Central to representation learning is to succinctly represent high-dimensional data using the “essential information’’ while discarding the “redundant information”. Properly formulating and approaching this objective is critical to fending against overfitting, and can also benefit many important tasks such as domain adaptation and transfer learning. This talk aims to deepen understanding of representation learning and using the gained insights to come up with a new learning method. In particular, attention will be paid to two representation learning paradigms using multiple views of data, as both naturally acquired (e.g., image and audio) and artificially produced (e.g., via adding different noise to data samples) multiview data have empirically proven useful in producing essential information-reflecting vector representations. Natural views are often handled by multiview analysis tools, e.g., (deep) canonical correlation analysis [(D)CCA], while the artificial ones are frequently used in self-supervised learning (SSL) paradigms, e.g., BYOL and Barlow Twins. However, the effectiveness of these methods is mostly validated empirically, and more insights and theoretical underpinnings remain to be discovered. In this talk, an intuitive generative model of multiview data is adopted, where the views are different nonlinear mixtures of shared and private components. Since the shared components are view/distortion-invariant, such components may serve for representing the essential information of data in a non-redundant way. Under this model, a key module used in a suite of DCCA and SSL paradigms, namely, latent correlation maximization, is shown to guarantee the extraction of the shared components across views (up to certain ambiguities). It is further shown that the private information in each view can be provably disentangled from the shared using proper regularization design---which can facilitate tasks such cross-view translation and data generation. A finite sample analysis, which has been rare in nonlinear mixture identifiability study, is also presented. The theoretical results and newly designed regularization are tested on a series of tasks.

Speaker Biography

Xiao Fu received the Ph.D. degree in Electronic Engineering from The Chinese University of Hong Kong (CUHK), Shatin, N.T., Hong Kong, in 2014. He was a Postdoctoral Associate with the Department of Electrical and Computer Engineering, University of Minnesota, Minneapolis, MN, USA, from 2014 to 2017. Since 2017, he has been an Assistant Professor with the School of Electrical Engineering and Computer Science, Oregon State University, Corvallis, OR, USA. His research interests include the broad area of signal processing and machine learning.

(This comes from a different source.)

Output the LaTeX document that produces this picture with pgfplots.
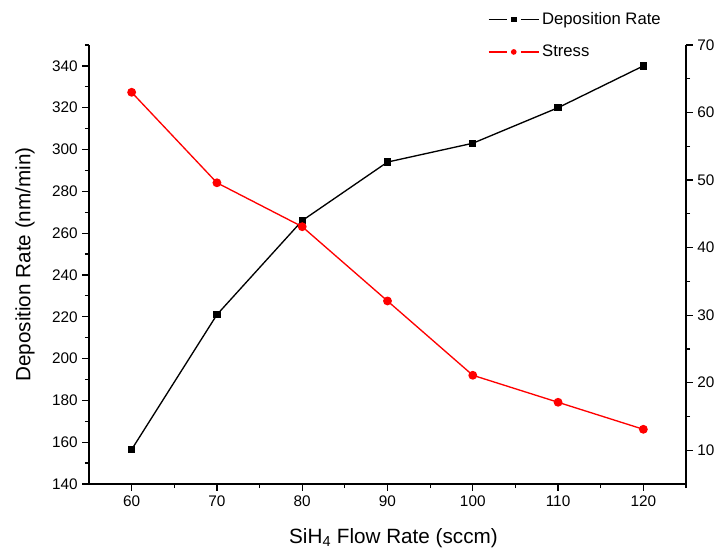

Dr. Fu received a Best Student Paper Award at ICASSP 2014, and was a recipient of the Outstanding Postdoctoral Scholar Award at University of Minnesota in 2016. His coauthored papers received Best Student Paper Awards from IEEE CAMSAP 2015 and IEEE MLSP 2019, respectively. He received the National Science Foundation CAREER Award in 2022. He serves as a member of the Sensor Array and Multichannel Technical Committee (SAM-TC) of the IEEE Signal Processing Society (SPS). He is also a member of the Signal Processing for Multisensor Systems Technical Area Committee (SPMuS-TAC) of EURASIP. He is the Treasurer of the IEEE SPS Oregon Chapter. He serves as an Editor of Signal Processing and an Associate Editor of IEEE Transactions on Signal Processing. He was a tutorial speaker at ICASSP 2017 and SIAM Conference on Applied Linear Algebra 2021.